Model poisoning attacks occur when an attacker manipulates the model's parameters to cause it to behave in an undesirable way.

How to Prevent

Regularisation: Adding regularisation techniques like L1 or L2 regularization to the loss function helps to prevent overfitting and reduce the chance of model poisoning attacks.

Robust Model Design: Designing models with robust architectures and activation functions can help reduce the chances of successful model poisoning attacks.

Cryptographic Techniques: Cryptographic techniques can be used to secure the parameters and weights of the model, and prevent unauthorized access or manipulation of these parameters.

Risk Factors

Threat Agents/Attack Vectors Security Weakness Impact
Exploitability: 5 (Easy)

ML Application Specific: 4
ML Operations Specific: 4
Detectability: 3 (Moderate) Technical: 3 (Moderate)
Threat Actor: Malicious individuals or organizations with knowledge and resources to manipulate deep learning models.
Malicious insiders within the organization developing the deep learning model.
Insufficient access controls to the model’s code and parameters.

Lack of proper secure coding practices.

Inadequate monitoring and logging of model’s activity.
Model’s predictions can be manipulated to achieve desired results.

Confidential information within the model can be extracted.
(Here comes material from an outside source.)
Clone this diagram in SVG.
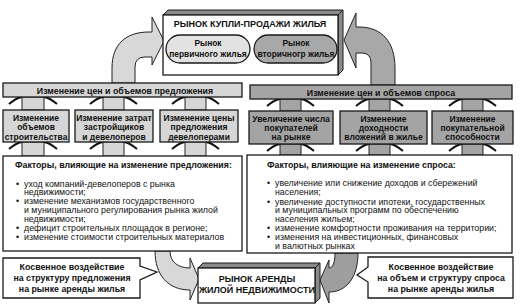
<svg xmlns="http://www.w3.org/2000/svg" width="523" height="305" viewBox="0 0 523 305">
<style>
text{font-family:"Liberation Sans",Arial,sans-serif;fill:#111}
.b{font-weight:bold}
.c{text-anchor:middle}
.bx{stroke:#1a1a1a;stroke-width:1.3}
.lt{fill:#d6d6d6}
.dk{fill:#a4a4a4}
.wh{fill:#fff}
.face{fill:#8a8a8a;stroke:#1a1a1a;stroke-width:1}
.arr{stroke:#222;stroke-width:1}
.wing{fill:none;stroke:#111;stroke-width:2}
.thin{fill:none;stroke:#111;stroke-width:1.1}
.t85{font-size:8.5px}
.t88{font-size:8.8px}
.t9{font-size:9px}
.pl{font-size:8.4px;font-weight:bold}
</style>
<defs>
<marker id="ah" viewBox="0 0 8 8" refX="7" refY="4" markerWidth="6" markerHeight="6" orient="auto"><path d="M0,0 L8,4 L0,8 z" fill="#111"/></marker>
</defs>

<g id="connectors">
  <path class="arr" fill="#d8d8d8" d="M112,83 L112,68 C112,44 126,32 149,32 L152,32 L152,17 L164,41 L152,65 L152,57 L145,57 Q135,57 135,67 L135,83 Z"/>
  <path class="arr" fill="#a8a8a8" d="M395,85 L395,68 C395,42 382,27 359,27 L356,27 L356,13 L344,40 L356,68 L356,53 L362,53 Q371,53 371,63 L371,85 Z"/>
  <path class="arr" fill="#d8d8d8" d="M155,251 C155,275 168,290 190,290 L190,300 L199,279 L190,258 L190,268 C178,268 170,262 170,251 Z"/>
  <path class="arr" fill="#9e9e9e" d="M358,253 C358,278 346,292 329,292 L329,303 L320,280 L329,260 L329,268 C333,268 335,262 335,253 Z"/>
  <g>
    <path class="arr lt" d="M22,97 L44,97 L44,110 L22,110 Z"/><path class="wing" d="M9,104 Q16,98 22,97 M57,104 Q50,98 44,97"/>
    <path class="arr lt" d="M103,97 L124,97 L124,110 L103,110 Z"/><path class="wing" d="M90,104 Q97,98 103,97 M137,104 Q130,98 124,97"/>
    <path class="arr lt" d="M185,97 L206,97 L206,110 L185,110 Z"/><path class="wing" d="M172,104 Q179,98 185,97 M219,104 Q212,98 206,97"/>
  </g>
  <g>
    <path class="arr lt" d="M22,142 L44,142 L44,156 L22,156 Z"/><path class="wing" d="M9,149 Q16,143 22,142 M57,149 Q50,143 44,142"/>
    <path class="arr lt" d="M103,142 L124,142 L124,156 L103,156 Z"/><path class="wing" d="M90,149 Q97,143 103,142 M137,149 Q130,143 124,142"/>
    <path class="arr lt" d="M185,142 L206,142 L206,156 L185,156 Z"/><path class="wing" d="M172,149 Q179,143 185,142 M219,149 Q212,143 206,142"/>
  </g>
  <g>
    <path class="arr dk" d="M280,99 L301,99 L301,111 L280,111 Z"/><path class="wing" d="M267,106 Q274,100 280,99 M314,106 Q307,100 301,99"/>
    <path class="arr dk" d="M369,99 L390,99 L390,111 L369,111 Z"/><path class="wing" d="M356,106 Q363,100 369,99 M403,106 Q396,100 390,99"/>
    <path class="arr dk" d="M462,99 L483,99 L483,111 L462,111 Z"/><path class="wing" d="M449,106 Q456,100 462,99 M496,106 Q489,100 483,99"/>
  </g>
  <g>
    <path class="arr dk" d="M280,144 L301,144 L301,155 L280,155 Z"/><path class="wing" d="M267,151 Q274,145 280,144 M314,151 Q307,145 301,144"/>
    <path class="arr dk" d="M369,144 L390,144 L390,155 L369,155 Z"/><path class="wing" d="M356,151 Q363,145 369,144 M403,151 Q396,145 390,144"/>
    <path class="arr dk" d="M462,144 L483,144 L483,155 L462,155 Z"/><path class="wing" d="M449,151 Q456,145 462,144 M496,151 Q489,145 483,144"/>
  </g>
  <path class="thin" marker-end="url(#ah)" d="M212,35 Q218,28 235,29 L280,30 Q290,31 294,35"/>
  <path class="thin" marker-end="url(#ah)" d="M256,58 Q250,66 235,66 L214,65"/>
</g>

<g id="market-sale">
  <polygon class="face" points="163,15 168,10 343,10 338,15"/>
  <polygon class="face" points="338,15 343,10 343,70 338,75"/>
  <rect class="bx wh" x="163" y="15" width="175" height="60"/>
  <text class="b c t9" x="250" y="27">РЫНОК КУПЛИ-ПРОДАЖИ ЖИЛЬЯ</text>
</g>
<g id="primary-market">
  <rect class="bx" fill="#e2e2e2" x="166" y="35" width="84" height="28" rx="14"/>
  <text class="c pl" x="208" y="46">Рынок</text>
  <text class="c pl" x="208" y="57">первичного жилья</text>
</g>
<g id="secondary-market">
  <rect class="bx" fill="#a8a8a8" x="254" y="35" width="83" height="28" rx="14"/>
  <text class="c pl" x="296" y="46">Рынок</text>
  <text class="c pl" x="296" y="57">вторичногр жилья</text>
</g>

<g id="supply-bar">
  <rect class="bx lt" x="3" y="83" width="239" height="14"/>
  <text class="b c t88" x="125" y="93.5">Изменение цен и объемов предложения</text>
</g>
<g id="demand-bar">
  <rect class="bx dk" x="250" y="85" width="262" height="14"/>
  <text class="b c t88" x="381" y="95.5">Изменение цен и объемов спроса</text>
</g>

<g id="supply-volume">
  <rect class="bx lt" x="3" y="110" width="66" height="32"/>
  <text class="b c t85" x="36" y="121">Изменение</text>
  <text class="b c t85" x="36" y="130">объемов</text>
  <text class="b c t85" x="36" y="139.5">строительства</text>
</g>
<g id="supply-costs">
  <rect class="bx lt" x="75" y="110" width="78" height="32"/>
  <text class="b c t85" x="114" y="121">Изменение затрат</text>
  <text class="b c t85" x="114" y="130">застройщиков</text>
  <text class="b c t85" x="114" y="139.5">и девелоперов</text>
</g>
<g id="supply-price">
  <rect class="bx lt" x="160" y="110" width="78" height="32"/>
  <text class="b c t85" x="199" y="121">Изменение цены</text>
  <text class="b c t85" x="199" y="130">предложения</text>
  <text class="b c t85" x="199" y="139.5">девелоперами</text>
</g>

<g id="demand-buyers">
  <rect class="bx dk" x="249" y="111" width="84" height="33"/>
  <text class="b c t85" x="291" y="121.5">Увеличение числа</text>
  <text class="b c t85" x="291" y="130.5">покупателей</text>
  <text class="b c t85" x="291" y="140">на рынке</text>
</g>
<g id="demand-yield">
  <rect class="bx dk" x="340" y="111" width="87" height="33"/>
  <text class="b c t85" x="383.5" y="121.5">Изменение</text>
  <text class="b c t85" x="383.5" y="130.5">доходности</text>
  <text class="b c t85" x="383.5" y="140">вложений в жилье</text>
</g>
<g id="demand-power">
  <rect class="bx dk" x="432" y="111" width="81" height="33"/>
  <text class="b c t85" x="472.5" y="121.5">Изменение</text>
  <text class="b c t85" x="472.5" y="130.5">покупательной</text>
  <text class="b c t85" x="472.5" y="140">способности</text>
</g>

<g id="supply-factors">
  <rect class="bx wh" x="3" y="156" width="239" height="95"/>
  <text class="b t88" x="15" y="168">Факторы, влияющие на изменение предложения:</text>
  <g class="t88">
    <text x="16" y="186.5">•</text><text x="24" y="186.5">уход компаний-девелоперов с рынка</text>
    <text x="24" y="195.4">недвижимости;</text>
    <text x="16" y="204.3">•</text><text x="24" y="204.3">изменение механизмов государственного</text>
    <text x="24" y="213.2">и муниципального регулирования рынка жилой</text>
    <text x="24" y="222.1">недвижимости;</text>
    <text x="16" y="231">•</text><text x="24" y="231">дефицит строительных площадок в регионе;</text>
    <text x="16" y="239.9">•</text><text x="24" y="239.9">изменение стоимости строительных материалов</text>
  </g>
</g>
<g id="demand-factors">
  <rect class="bx wh" x="247" y="155" width="265" height="98"/>
  <text class="b t88" x="267" y="168">Факторы, влияющие на изменение спроса:</text>
  <g class="t88">
    <text x="267" y="186.3">•</text><text x="275" y="186.3">увеличение или снижение доходов и сбережений</text>
    <text x="275" y="195">населения;</text>
    <text x="267" y="204.5">•</text><text x="275" y="204.5">увеличение доступности ипотеки, государственных</text>
    <text x="275" y="213">и муниципальных программ по обеспечению</text>
    <text x="275" y="221.5">населения жильем;</text>
    <text x="267" y="231">•</text><text x="275" y="231">изменение комфортности проживания на территории;</text>
    <text x="267" y="240">•</text><text x="275" y="240">изменения на инвестиционных, финансовых</text>
    <text x="275" y="248.5">и валютных рынках</text>
  </g>
</g>

<g id="indirect-supply">
  <path class="bx wh" d="M3,258 L140,258 L140,266 L157,272 L140,280 L140,298 L3,298 Z"/>
  <text class="b c t88" x="72" y="270">Косвенное воздействие</text>
  <text class="b c t88" x="72" y="281">на структуру предложения</text>
  <text class="b c t88" x="72" y="291.5">на рынке аренды жилья</text>
</g>
<g id="rental-market">
  <polygon class="face" points="198,268 203,263 320,263 315,268"/>
  <polygon class="face" points="315,268 320,263 320,298 315,303"/>
  <rect class="bx wh" x="198" y="268" width="117" height="35"/>
  <text class="b c t9" x="257" y="282">РЫНОК АРЕНДЫ</text>
  <text class="b c t9" x="257" y="293">ЖИЛОЙ НЕДВИЖИМОСТИ</text>
</g>
<g id="indirect-demand">
  <path class="bx wh" d="M368,257 L513,257 L513,298 L368,298 L368,282 L357,275 L368,267 Z"/>
  <text class="b c t88" x="441" y="270">Косвенное воздействие</text>
  <text class="b c t88" x="441" y="281">на объем и структуру спроса</text>
  <text class="b c t88" x="441" y="291.5">на рынке аренды жилья</text>
</g>
</svg>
Decisions based on the model’s predictions can be impacted negatively.

Reputation and credibility of the organization can be affected.

It is important to note that this chart is only a sample based on the scenario below only. The actual risk assessment will depend on the specific circumstances of each machine learning system.

Example Attack Scenarios

Scenario #1: Financial gain through model poisoning

Consider a scenario where a bank is using a machine learning model to identify handwritten characters on cheques to automate their clearing process. The model has been trained on a large dataset of handwritten characters, and it has been designed to accurately identify the characters based on specific parameters such as size, shape, slant, and spacing.

An attacker who wants to poison a machine learning model may manipulate the parameters of the model by altering the images in the training dataset or directly modifying the parameters in the model. This can result in the model being reprogrammed to identify characters differently. For example, the attacker could change the parameters so that the model identifies the character “5” as the character “2”, leading to incorrect amounts being processed.

The attacker can exploit this vulnerability by introducing forged cheques into the clearing process, which the model will process as valid due to the manipulated parameters. This can result in significant financial loss to the bank.